Yes, ‘House Of Cards’ began as a 1990’s British TV mini-series. Set in London’s Houses of Parliament, the show focused on Conservative Party Chief Whip Francis Urquhart, played by Ian Richardson. The characters and the storylines are very similar, except that the far-right of British politics is still to the left of America.

The President is married to the Secretary of State.

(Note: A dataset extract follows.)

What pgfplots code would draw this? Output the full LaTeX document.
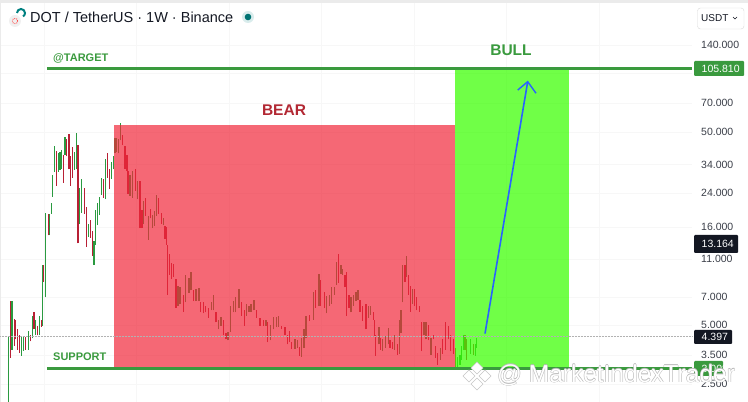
\documentclass[border=0pt]{standalone}
\usepackage{pgfplots}
\pgfplotsset{compat=1.18}
\usepackage{pgfplotstable}
\usepackage{fontspec}
\setmainfont{Liberation Sans}
\definecolor{tvgreen}{HTML}{3A9A3E}
\definecolor{candleG}{HTML}{2A9A40}
\definecolor{candleR}{HTML}{B82035}
\definecolor{bearfill}{HTML}{F1283A}
\definecolor{bullfill}{HTML}{39FF00}
\definecolor{beartxt}{HTML}{B22833}
\definecolor{tick}{HTML}{3A3E48}
\definecolor{dark}{HTML}{131722}
\definecolor{tvblue}{HTML}{2962FF}
\pgfplotstableread{
x lo hi
8.3 2.03 4.41
12 3.76 6.67
21.3 3.49 4.35
23.3 3.71 4.35
28.3 3.76 4.72
32.3 4.30 5.64
35.7 4.50 5.36
39.3 4.50 5.64
42.3 5.0 10.3
45.3 7.0 19.0
49.7 14.6 18.9
51.3 18.9 21.5
52.7 23.1 30.0
54.3 31.1 42.1
58.3 31.1 38.7
60 31.9 39.2
61.3 32.3 40.1
65 37.8 47
74.7 31.9 39.2
76.3 32.3 49.2
79.7 16.7 25.7
81.7 19.0 28.7
88.7 14.4 16.7
94 10.3 13.6
95.7 13.1 19.7
97.7 16.5 21.5
99.3 18.6 23.1
101.3 23.7 29.0
105.3 22.5 36
111.3 28.7 34.8
113.3 32 37.3
115 38.7 46.3
116.7 39.2 46.3
118.7 38.7 45.8
120.3 45.2 55.5
130 23.4 30
132.3 22.9 31.5
137.7 22.5 28
143.7 16.7 22
148.7 13.9 18.4
152.7 15.9 18.6
154.7 16.3 19.5
156.7 18.4 23.7
163.7 16.5 17.9
178 6.35 8.0
180 6.45 7.9
185.7 6.6 9.1
189 7.4 8.8
191 7.6 9.5
196 6.7 7.7
199 6.7 7.8
211.3 6.0 6.6
213.3 6.0 7.2
218.7 4.78 5.36
221 5.0 5.56
228 4.2 4.65
230.3 4.65 6.3
233.3 5.85 6.7
235.7 5.85 7.0
239 6.15 7.7
246.7 5.64 6.5
249 5.9 6.35
251 5.9 6.45
254 6.0 6.8
266 5.0 5.36
270.7 4.2 5.05
273.3 4.78 5.56
276.7 4.9 5.56
278.3 4.95 5.64
295 3.8 4.25
297.3 3.85 4.2
301.3 3.45 4.3
304 3.85 4.78
306 4.3 5.64
313.3 5.36 7.5
319 6.3 9.25
326.7 5.78 7.1
329.3 6.35 7.2
331.7 6.45 7.9
334.3 7.2 7.9
336.7 8.1 10.7
341 9.25 10.3
342.7 9.15 9.8
351 5.85 7
353.3 6.35 7.2
356 6.7 7.5
358 6.8 7.6
368.3 5.5 6.3
370.7 5.7 6.35
379 4.0 4.95
382.7 3.7 4.25
385.7 3.85 4.4
388.3 4.0 4.85
394.7 3.76 4.45
399.3 3.58 5.36
401 4.6 6.0
402.7 6.6 10.3
406.7 8.9 11.5
412.7 6.45 7.7
424 4.45 5.25
426 4.25 5.2
431 3.55 4.3
440.7 3.33 3.85
457.7 3.07 3.45
460 3.15 3.55
461.7 3.33 3.95
463.3 3.76 4.5
470.7 3.58 4.25
475.3 3.49 4.0
476.7 3.85 4.3
}\upbars
\pgfplotstableread{
x lo hi
10.7 3.41 6.67
14.3 3.95 5.43
15.5 4.25 5.36
17.3 3.76 4.78
19.3 3.62 4.5
25.3 3.76 4.35
30.3 4.15 4.5
34 4.78 5.9
37.3 4.45 5
41.3 4.95 5.36
43.7 8.4 10.3
48.3 14.6 18.9
56.3 26.3 39.6
63.3 27.3 37.8
66.7 37.3 45.8
69 32 48.6
70.7 26.3 37.3
72.7 29 41.6
78 13.3 42.6
84.7 18.9 25.7
86.7 12.8 20.5
90.3 14.2 17.5
92.3 11.5 15.3
103.3 22.9 28.7
107.3 29 38.7
109.3 25.2 32.3
122.3 42.6 48
125 32.3 42.1
127 31.5 37.8
128 24 31.5
135.7 24.8 32.3
140 15.9 28
142 15.9 19.7
145.7 18.4 22.9
150.7 17.9 20
158.7 18.9 22.9
161.3 16.7 19
165 14 16.3
166.7 13.1 16.1
167.7 7.2 13.1
169.3 9.15 11.7
171.7 8.7 10.5
173.7 8.9 10.4
176 6.2 8.7
183.7 5.9 7.2
193.3 6.7 7.6
200.7 5.85 6.6
203.3 5.78 6.6
205.5 5.85 6.35
208.3 5.5 6.2
216 5.2 5.85
223.3 4.45 5.36
226 4.25 4.6
241.7 5.64 6.6
244.3 5 6
256.7 5.5 6.05
260 5 5.5
263.3 5 5.36
267.7 4.1 5.25
281.7 4.78 5
285 4.5 4.9
287.3 4 4.45
289.3 4.1 4.72
291.7 3.8 4.1
299.3 3.49 3.9
309.3 5.3 5.7
315.3 6.2 7.6
320.7 6.35 8.6
324.3 6.15 7.5
338.7 8.3 11.7
345 7.9 9.15
346.7 5.64 9.5
349 6.2 7.2
360 5.9 6.8
362.7 5.3 6.3
366 4.78 6.5
373.3 5.36 5.85
374.3 4.4 5.36
375.7 3.49 4.5
380.7 3.76 4.3
390 3.85 4.2
392.3 3.8 4.1
397.7 3.55 4
405 8.4 10.3
408.3 7.2 9.15
410.3 5.9 8
414.3 6.3 7.7
416.7 6 7
419.3 5.9 6.3
421.7 3.7 5.25
428.3 4.2 5.05
433.3 4.25 4.5
435.7 3.41 3.95
437.7 3.15 3.62
442.7 3.58 4.25
445.3 3.76 5.25
448.3 4.25 5
450.7 3.7 4.5
453.3 3.58 4.25
455.7 2.96 3.85
465 3.76 4.5
466.7 3.33 4.25
473.3 3.55 4
}\downbars
\newcommand{\fs}[1]{\fontsize{#1}{#1}\selectfont}
\begin{document}
\begin{tikzpicture}[x=1pt,y=1pt]
\useasboundingbox (0,0) rectangle (748,402);
\begin{axis}[at={(0,0)},anchor=south west,width=748pt,height=402pt,scale only axis,
  xmin=0,xmax=748,ymode=log,ymin=2.02,ymax=239,
  axis line style={draw=none},tick style={draw=none},
  xtick={44,136,229,321,414,506,599},xticklabels={},
  ytick={2.5,3.5,5,7,11,16,24,34,50,70,100,140},yticklabels={},
  log basis y=10,
  grid=major,grid style={draw=black!3,line width=0.5pt},
  clip=true]
\addplot[forget plot,draw=none,mark=none,
  error bars/.cd,y dir=plus,y explicit,error mark=none,
  error bar style={draw=candleG,line width=1.5pt}]
  table[x=x,y=lo,y error expr=\thisrow{hi}-\thisrow{lo}]{\upbars};
\addplot[forget plot,draw=none,mark=none,
  error bars/.cd,y dir=plus,y explicit,error mark=none,
  error bar style={draw=candleR,line width=1.5pt}]
  table[x=x,y=lo,y error expr=\thisrow{hi}-\thisrow{lo}]{\downbars};
\addplot[fill=bearfill,fill opacity=0.7,draw=none] coordinates {(113.5,3.008)(455,3.008)(455,54)(113.5,54)} -- cycle;
\addplot[fill=bullfill,fill opacity=0.72,draw=none] coordinates {(455,3.008)(569,3.008)(569,107.5)(455,107.5)} -- cycle;
\addplot[fill=white,draw=none] coordinates {(692,2.02)(748,2.02)(748,239)(692,239)} -- cycle;
\addplot[fill=black!8,draw=none] coordinates {(0,2.02)(1,2.02)(1,239)(0,239)} -- cycle;
\addplot[fill=black!8,draw=none] coordinates {(0,230)(748,230)(748,239)(0,239)} -- cycle;
\addplot[densely dotted,black!30,line width=0.5pt] coordinates {(0,4.397)(692,4.397)};
\addplot[tvgreen,line width=2.8pt] coordinates {(47,105.81)(692,105.81)};
\addplot[tvgreen,line width=2.8pt] coordinates {(47,3.008)(692,3.008)};
\addplot[tvblue,line width=1.6pt] coordinates {(485,4.55)(527.7,90.6)};
\addplot[tvblue,line width=1.4pt] coordinates {(517.7,82)(527.7,90.6)(536,79)};
\end{axis}
% title
\node[anchor=west,text=dark,inner sep=0] at (30,385) {\fs{14.5}DOT / TetherUS · 1W · Binance};
\fill[teal!15] (248,385) circle (6);
\fill[teal!90!black] (248,385) circle (3.3);
\fill[black!6] (15,381) circle (6);
\draw[red!70,line width=0.9pt,densely dotted] (15,381) circle (2.6);
\draw[teal,line width=2pt] (17,389) arc (180:-60:4);
% button
\draw[black!15,rounded corners=3,fill=white] (697.5,373) rectangle (744,394);
\node[anchor=west,text=dark,inner sep=0] at (701,384) {\fs{10}USDT};
\draw[dark,line width=0.6pt] (733,385) -- (735,383) -- (737,385);
% text
\node[text=tvgreen,inner sep=0,anchor=west] at (53,344) {\fs{11}\bfseries @TARGET};
\node[text=tvgreen,inner sep=0,anchor=west] at (53,45) {\fs{11}\bfseries SUPPORT};
\node[text=beartxt,inner sep=0] at (284,292) {\fs{15.5}\bfseries BEAR};
\node[text=tvgreen,inner sep=0] at (511,352) {\fs{15.5}\bfseries BULL};
% price scale
\foreach \l/\y in {140.000/45,70.000/103,50.000/132,34.000/164.5,24.000/193,16.000/227,11.000/259,7.000/297,5.000/325,3.500/355,2.500/384}
  {\node[anchor=west,inner sep=0,text=tick] at (701,402-\y) {\fs{10.5}\l};}
\fill[tvgreen,rounded corners=1] (694,326) rectangle (744,341);
\node[anchor=west,inner sep=0,text=white] at (701.5,333.5) {\fs{10.5}105.810};
\fill[dark,rounded corners=1] (694,149) rectangle (738,167);
\node[anchor=west,inner sep=0,text=white] at (701.5,158) {\fs{10.5}13.164};
\fill[dark,rounded corners=1] (694,58) rectangle (732,72);
\node[anchor=west,inner sep=0,text=white] at (701.5,65) {\fs{10.5}4.397};
\fill[tvgreen,rounded corners=1] (694,26) rectangle (723,41);
\node[anchor=west,inner sep=0,text=white] at (701.5,33.5) {\fs{10.5}3.008};
% watermark
\foreach \dx/\dy in {-0.5/0,0.5/0,0/0.5,0/-0.5}
  {\node[anchor=west,inner sep=0,text=black!28] at (497+\dx,27+\dy) {\fs{24.5}@ MarketIndexTrader};}
\node[anchor=west,inner sep=0,text=white] at (497,27) {\fs{24.5}@ MarketIndexTrader};
\foreach \cx/\cy in {477/34,469/26,485/26,477/18}
  {\draw[white,line width=1.6pt,fill=white] (\cx-5,\cy)--(\cx,\cy+5)--(\cx+5,\cy)--(\cx,\cy-5)--cycle;
   \draw[black!22,line width=0.5pt] (\cx-6,\cy)--(\cx,\cy+6)--(\cx+6,\cy)--(\cx,\cy-6)--cycle;}
\end{tikzpicture}
\end{document}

Actor Michael Gill who plays President Garrett Walker is married to Jayne Atkinson, Secretary of State Cathy Durant in the series. Creator and director David Fincher didn’t know until after filming. It’s hard to imagine Barack Obama and Hilary Clinton as husband and wife… though no harder than Bill and Hilary.

It’s close to ‘The Wire.’


Both series were filmed in Baltimore, Maryland, and use the same diner as a location. Reg E. Cathey, who played wisecracking campaign manager Norman in ‘The Wire,’ is a similarly humorous BBQ restaurant owner in ‘House Of Cards.’ You might also say that they’re both equally disillusioned about the government.

China is a fan.


As revealed on the Shanghai episode of Anthony Bourdain’s ‘Part Unknown,’ ‘House of Cards’ is currently one of the biggest shows on Chinese television. Netflix reported traffic from Chinese government IP addresses, and members of the communist party have declared their fandom. We hope they don’t think it’s a documentary.

It’s big on Capitol Hill.


Obama has tweeted about it, Democrats Jay Carson and Kevin McCarthy have consulted for the show, and showrunner Beau Willimon once worked on major political campaigns for Hillary Clinton and Howard Dean. Although we’re loving these associations with real-life politicians, we’d rather believe that none of the show is actually realistic — for the sake of our peace of mind and our country’s safety.